**OBJECTIVE:**
Begin with the first line of the material and copy each line word for word through the line that contains "import pandas as pd"; the pictures are left out.

--- start of SUPPLIED RECORDS ---

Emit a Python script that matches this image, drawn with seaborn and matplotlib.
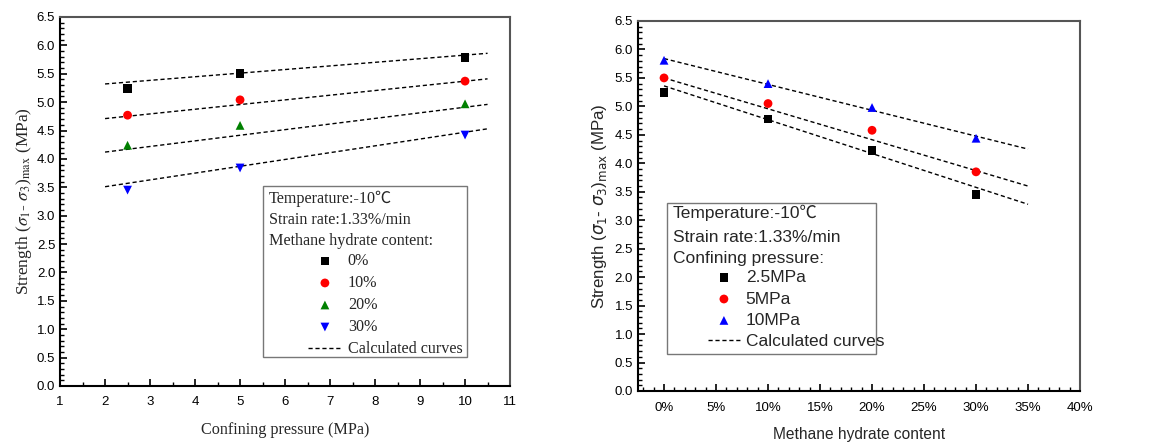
import matplotlib
matplotlib.use("Agg")
import matplotlib.pyplot as plt
from matplotlib.patches import Rectangle
from matplotlib.ticker import MultipleLocator, PercentFormatter
import seaborn as sns
import pandas as pd

# ---------------- data ----------------
# left panel: strength vs confining pressure
pressure = [2.5, 5, 10]
content_labels = ["0%", "10%", "20%", "30%"]
strength_0 = [5.24, 5.50, 5.78]
strength_10 = [4.77, 5.04, 5.37]
strength_20 = [4.24, 4.59, 4.97]
strength_30 = [3.45, 3.84, 4.42]
fit_pressure = [2.0, 10.5]
fit_0 = [5.32, 5.86]
fit_10 = [4.71, 5.41]
fit_20 = [4.12, 4.96]
fit_30 = [3.51, 4.53]

# right panel: strength vs methane hydrate content (%)
content = [0, 10, 20, 30]
pressure_labels = ["2.5MPa", "5MPa", "10MPa"]
strength_p25 = [5.25, 4.78, 4.23, 3.45]
strength_p5 = [5.50, 5.05, 4.58, 3.85]
strength_p10 = [5.81, 5.40, 4.98, 4.44]
fit_content = [0, 35]
fit_p25 = [5.36, 3.28]
fit_p5 = [5.50, 3.60]
fit_p10 = [5.84, 4.25]

# ---------------- style ----------------
sns.set_style("ticks")
plt.rcParams["font.family"] = ["Liberation Sans", "Noto Sans CJK SC", "DejaVu Sans"]
SERIF = ["Liberation Serif", "Noto Sans CJK SC", "DejaVu Sans"]
SANS = ["Liberation Sans", "Noto Sans CJK SC", "DejaVu Sans"]

fig = plt.figure(figsize=(11.55, 4.43), dpi=100)
axL = fig.add_axes([0.052, 0.1287, 0.3896, 0.833])
axR = fig.add_axes([0.5524, 0.1174, 0.3827, 0.8352])

DASH = (0, (3, 2))


def style_axes(ax):
    for s in ["left", "bottom"]:
        ax.spines[s].set_color("black")
        ax.spines[s].set_linewidth(1.5)
    for s in ["top", "right"]:
        ax.spines[s].set_color("#555555")
        ax.spines[s].set_linewidth(1.5)
    ax.tick_params(which="both", direction="in", top=False, right=False,
                   colors="black")
    ax.tick_params(which="major", length=5, width=1.2)
    ax.tick_params(which="minor", length=3, width=1.0)
    for lab in ax.get_xticklabels() + ax.get_yticklabels():
        lab.set_family(SANS)
        lab.set_fontsize(9.5)


# ---------------- left panel ----------------
left_series = [strength_0, strength_10, strength_20, strength_30]
left_fits = [fit_0, fit_10, fit_20, fit_30]
left_markers = ["s", "o", "^", "v"]
left_colors = ["black", "red", "green", "blue"]
handlesL = []
for lab, ys, fy, m, c in zip(content_labels, left_series, left_fits, left_markers, left_colors):
    line_df = pd.DataFrame({"x": fit_pressure, "y": fy})
    sns.lineplot(data=line_df, x="x", y="y", ax=axL, color="black",
                 linestyle=DASH, linewidth=1.0, legend=False)
    df = pd.DataFrame({"x": pressure, "y": ys})
    sns.scatterplot(data=df, x="x", y="y", ax=axL, marker=m, color=c,
                    s=40, edgecolor="none", legend=False, zorder=3)
    handlesL.append(axL.collections[-1])
fit_handle_L = axL.lines[0]

axL.set_xlim(1, 11)
axL.set_ylim(0, 6.5)
axL.xaxis.set_major_locator(MultipleLocator(1))
axL.xaxis.set_minor_locator(MultipleLocator(0.5))
axL.yaxis.set_major_locator(MultipleLocator(0.5))
axL.yaxis.set_minor_locator(MultipleLocator(0.1))
axL.yaxis.set_major_formatter(plt.FormatStrFormatter("%.1f"))
axL.tick_params(axis="x", pad=7)
axL.tick_params(axis="y", pad=3.5)
axL.set_xlabel("Confining pressure (MPa)", family=SERIF, fontsize=11.6, labelpad=10)
axL.set_ylabel(r"Strength ($\sigma_\mathrm{1}$- $\sigma_\mathrm{3}$)$_\mathrm{max}$ (MPa)",
               family=SERIF, fontsize=12.5, math_fontfamily="stix", labelpad=2)
style_axes(axL)

axL.add_patch(Rectangle((0.451, 0.0786), 0.453, 0.463, transform=axL.transAxes,
                        fill=False, edgecolor="#777777", linewidth=1.0, zorder=4))
for txt, yy in zip(["Temperature:-10℃", "Strain rate:1.33%/min", "Methane hydrate content:"],
                   [0.507, 0.450, 0.393]):
    axL.text(0.464, yy, txt, transform=axL.transAxes, family=SERIF, fontsize=11.6,
             va="center", ha="left")
legL = axL.legend(handlesL + [fit_handle_L], content_labels + ["Calculated curves"],
                  loc="upper left", bbox_to_anchor=(0.551, 0.360), frameon=False,
                  borderpad=0, borderaxespad=0, handlelength=2.1, handletextpad=0.37,
                  labelspacing=0.375, prop={"family": SERIF, "size": 11.6})

# ---------------- right panel ----------------
right_series = [strength_p25, strength_p5, strength_p10]
right_fits = [fit_p25, fit_p5, fit_p10]
right_markers = ["s", "o", "^"]
right_colors = ["black", "red", "blue"]
handlesR = []
for lab, ys, fy, m, c in zip(pressure_labels, right_series, right_fits, right_markers, right_colors):
    line_df = pd.DataFrame({"x": fit_content, "y": fy})
    sns.lineplot(data=line_df, x="x", y="y", ax=axR, color="black",
                 linestyle=DASH, linewidth=1.0, legend=False)
    df = pd.DataFrame({"x": content, "y": ys})
    sns.scatterplot(data=df, x="x", y="y", ax=axR, marker=m, color=c,
                    s=40, edgecolor="none", legend=False, zorder=3)
    handlesR.append(axR.collections[-1])
fit_handle_R = axR.lines[0]

axR.set_xlim(-2.5, 40)
axR.set_ylim(0, 6.5)
axR.xaxis.set_major_locator(MultipleLocator(5))
axR.xaxis.set_minor_locator(MultipleLocator(1))
axR.xaxis.set_major_formatter(PercentFormatter(decimals=0))
axR.yaxis.set_major_locator(MultipleLocator(0.5))
axR.yaxis.set_minor_locator(MultipleLocator(0.1))
axR.yaxis.set_major_formatter(plt.FormatStrFormatter("%.1f"))
axR.tick_params(axis="x", pad=8)
axR.tick_params(axis="y", pad=3.5)
axR.set_xlabel("Methane hydrate content", family=SANS, fontsize=11.2, labelpad=9)
axR.set_ylabel(r"Strength ($\sigma_\mathrm{1}$- $\sigma_\mathrm{3}$)$_\mathrm{max}$ (MPa)",
               family=SANS, fontsize=12.2, math_fontfamily="dejavusans", labelpad=4)
style_axes(axR)

axR.add_patch(Rectangle((0.0656, 0.10), 0.4724, 0.408, transform=axR.transAxes,
                        fill=False, edgecolor="#777777", linewidth=1.0, zorder=4))
for txt, yy in zip(["Temperature:-10℃", "Strain rate:1.33%/min", "Confining pressure:"],
                   [0.481, 0.416, 0.359]):
    axR.text(0.079, yy, txt, transform=axR.transAxes, family=SANS, fontsize=12.5,
             va="center", ha="left")
legR = axR.legend(handlesR + [fit_handle_R], pressure_labels + ["Calculated curves"],
                  loc="upper left", bbox_to_anchor=(0.158, 0.327), frameon=False,
                  borderpad=0, borderaxespad=0, handlelength=1.85, handletextpad=0.33,
                  labelspacing=0.36, prop={"family": SANS, "size": 12.5})

fig.savefig("out.png", dpi=100)
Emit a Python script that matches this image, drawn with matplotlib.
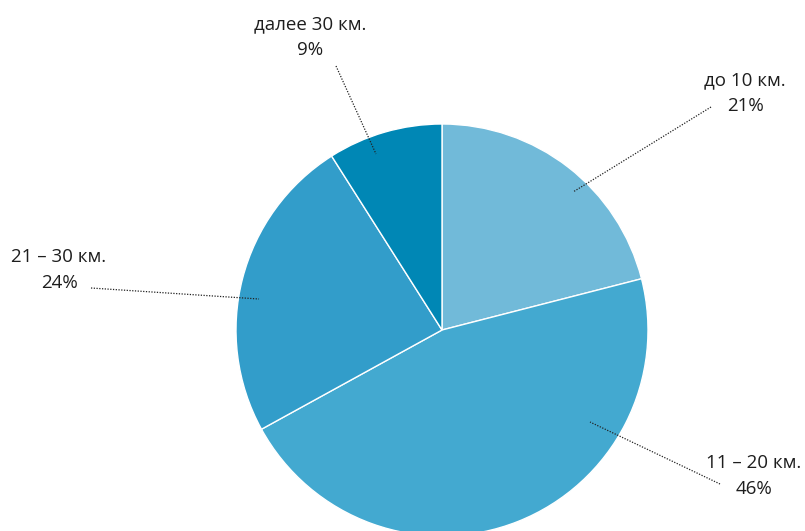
import matplotlib.pyplot as plt

# share of trips by distance, clockwise from the top
labels = ["до 10 км.", "11 – 20 км.", "21 – 30 км.", "далее 30 км."]
shares = [21, 46, 24, 9]
colors = ["#71bad9", "#43a9d0", "#329dca", "#0087b5"]

W, H = 805, 531
fig = plt.figure(figsize=(W / 100, H / 100), dpi=100)
ax = fig.add_axes([0, 0, 1, 1])

cx, cy, r = 442, H - 330, 206
ax.pie(shares, colors=colors, startangle=90, counterclock=False,
       center=(cx, cy), radius=r, frame=True,
       wedgeprops=dict(edgecolor="white", linewidth=1))
ax.set_xlim(0, W)
ax.set_ylim(0, H)
ax.axis("off")
ax.set_aspect("equal")

# label position (center of text) and leader line (from label side to slice)
label_pos = [(745, 93), (754, 476), (59, 270), (310, 37)]
leaders = [((711, 107), (573, 192)),
           ((720, 484), (590, 422)),
           ((91, 288), (259, 299)),
           ((336, 66), (376, 154))]

for lab, val, (tx, ty), (p0, p1) in zip(labels, shares, label_pos, leaders):
    ax.text(tx, H - ty, f"{lab}\n{val}%", ha="center", va="center",
            fontsize=13.5, family="Open Sans", color="#1e1e1e",
            linespacing=1.6)
    ax.plot([p0[0], p1[0]], [H - p0[1], H - p1[1]], color="#222222",
            linestyle=(0, (1, 1.2)), linewidth=0.9)

fig.savefig("out.png", dpi=100)
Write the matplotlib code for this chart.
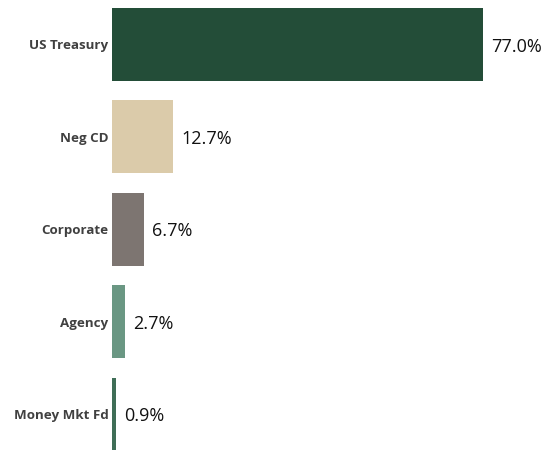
import matplotlib.pyplot as plt

# portfolio allocation by sector (percent)
sectors = ["US Treasury", "Neg CD", "Corporate", "Agency", "Money Mkt Fd"]
shares = [77.0, 12.7, 6.7, 2.7, 0.9]
colors = ["#234d38", "#dbcbaa", "#7d7571", "#6a9783", "#3f6e57"]

fig = plt.figure(figsize=(5.46, 4.5), dpi=100)
ax = fig.add_axes([112 / 546, 0, 1 - 112 / 546, 1])

pos = list(range(len(sectors)))
ax.barh(pos, shares, height=0.79, color=colors)

for y, v in zip(pos, shares):
    ax.annotate(f"{v:.1f}%", (v, y), xytext=(8, -2), textcoords="offset pixels",
                va="center", ha="left", fontsize=13, family="Open Sans",
                color="#111111")

ax.set_xlim(0, 434 / 4.82)
ax.set_ylim((450 - 44.5) / 92.4, -44.5 / 92.4)
ax.set_yticks(pos)
ax.set_yticklabels(sectors, fontsize=9.6, fontweight="bold", family="Open Sans",
                   color="#404040")
ax.tick_params(axis="y", length=0, pad=2.5)
ax.set_xticks([])
for s in ax.spines.values():
    s.set_visible(False)

fig.savefig("out.png", dpi=100)
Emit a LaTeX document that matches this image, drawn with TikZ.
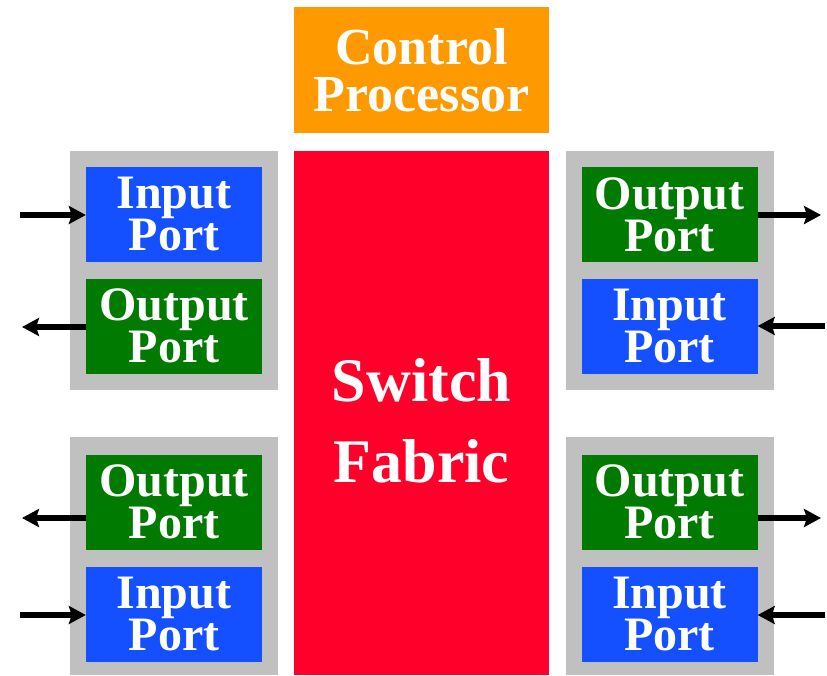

--- end of SUPPLIED RECORDS ---

**CORRECT RESULT:**
Emit a Python script that matches this image, drawn with seaborn and matplotlib.
import matplotlib
matplotlib.use("Agg")
import matplotlib.pyplot as plt
from matplotlib.patches import Rectangle
from matplotlib.ticker import MultipleLocator, PercentFormatter
import seaborn as sns
import pandas as pd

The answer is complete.